Durante um bom tempo em nossas vidas, investimos a maior parte de nós nas relações afetivas íntimas, exceto quando o medo de se relacionar e os riscos paralisam a capacidade de amar. A pessoa fica em cima do muro: não sente tristeza e nem felicidade.
Investir em um relacionamento e se permitir viver com uma pessoa durante um tempo requer disponibilidade afetiva, expectativas, trocas emocionais e intimidade. Algumas pessoas confundem intimidade com invasão e controle sobre a vida do outro.
Afinal, o que é intimidade?
É se permitir se aproximar, se deixar conhecer e vice-versa. É um lugar de segurança emocional onde se pode compartilhar as fragilidades, valores, alegrias e projetos. Cada pessoa desse par amoroso é uma personalidade com um mundo singular com experiências boas e ruins na bagagem. Ao longo do relacionamento, e através do investimento libidinal, essas experiências vão se entrelaçando e se revelando em vários aspectos da própria experiência juntos.
Quando, ao longo de um relacionamento e da intimidade, prevalecem os sentimentos bons e positivos, a relação tende a prosseguir. Quando não se percebe esses pontos, a relação é mais estática. Mas, quando surgem muitos conflitos, onde prevalecem os sentimentos negativos, nesse momento se desenvolve uma incongruência.
Esse paradoxo conflitante passa a ser motor da relação até que se crie um vínculo destrutivo de carga emocional negativa, transformando em intimidade negativa, que é aquela que se utiliza da proximidade e do saber sobre o outro de forma agressiva e, portanto, nociva, para atingir e não para construir.
Componentes celulares inconscientes
A maioria dos relacionamentos findam quando a história a dois e o equilíbrio do casal culminou em uma intimidade negativa sem a prevalência da intimidade positiva e saudável.

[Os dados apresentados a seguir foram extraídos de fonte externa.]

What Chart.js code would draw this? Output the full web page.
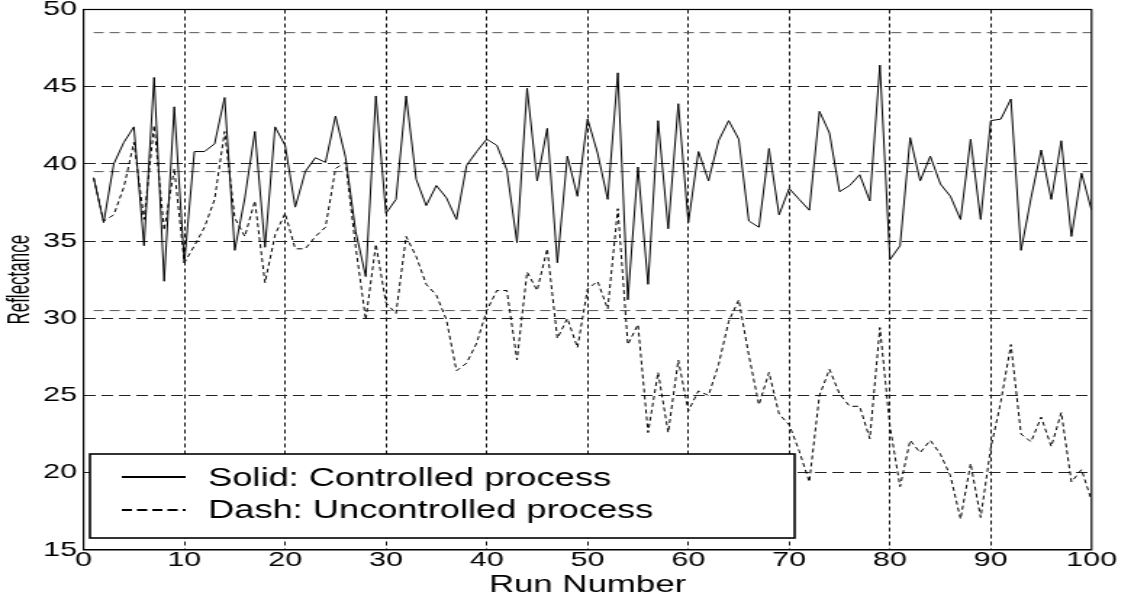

Conduzir uma separação com resoluções construtivas é tarefa cuidadosa porque se trata de um investimento afetivo. Esse processo de retirada do investimento afetivo é delicado e muito particular; deve ser levado em conta muitos aspectos, como a dependência negativa e as (re)-atualizações de antigas separações.
É o que chamamos de luto. Quando esse luto não é bem elaborado, é como se a pessoa ficasse com partes do outro de forma desarrumada dentro dela, numa espécie de melancolia; e o tempo todo, como um refluxo, isso retorna a superfície. A consequência disso é o “vômito” de seus sentimentos mal elaborados arremessados na vida do outro. Muitos casais se separam fisicamente, mas não afetivamente, permanecem com “componentes celulares” inconscientes, agindo de forma obscura.
Relacionamento é risco e é aposta; é intimidade progressiva entre duas pessoas que deveriam ser inteiras, e não metades, em busca de sua outra parte. Se não tem filhos, fica um pouco menos complicado, mas quando há filhos envolvidos, esse elo se permanecerá, entretanto, haverá necessidade da retirada da intimidade outrora existente. Nada pior que ficar preso emocionalmente em uma relação que terminou.
Algumas pessoas, equivocadamente, chamam isso de amor; se apegam ao vitimismo e apresentam muitas dificuldades nesse processo de retorno da libido ao próprio eu. Amor é outra coisa, amor é um sentimento potencializador e fértil que impulsiona a vida.
Crescimento para ambos
Aquela pessoa com quem um dia dividiu a vida e os sonhos, também fará a retirada da libido para navegar em outros mares. É preciso juntar os restos com dignidade e amor próprio, e trabalhar na construção de uma relação saudável e de crescimento para ambos. Esse tipo de recuo poderá ajudar a separar os papéis de parceiros, amantes e pais. O propósito deverá ser trabalhar na construção de uma relação funcional parental, uma relação que deverá ser encarada como totalmente nova em um novo contexto.
A dificuldade em recuar, encontrada em algumas pessoas que insistem na intimidade e no controle com o(a) ex companheiro(a) que já não existe, revela aspectos mal elaborados na retirada da libido (esse investimento afetivo), bem como aspectos relacionados a dificuldade em fazer luto, problemas com a autoestima, insegurança, inveja, amor próprio, entre outros, que podem ser tratados com acompanhamento psicológico.
Afinal, a relação precisa ser de dois, inclusive quando ela termina. Não é à toa que dizem por aí que “quando um não quer, dois não brigam”.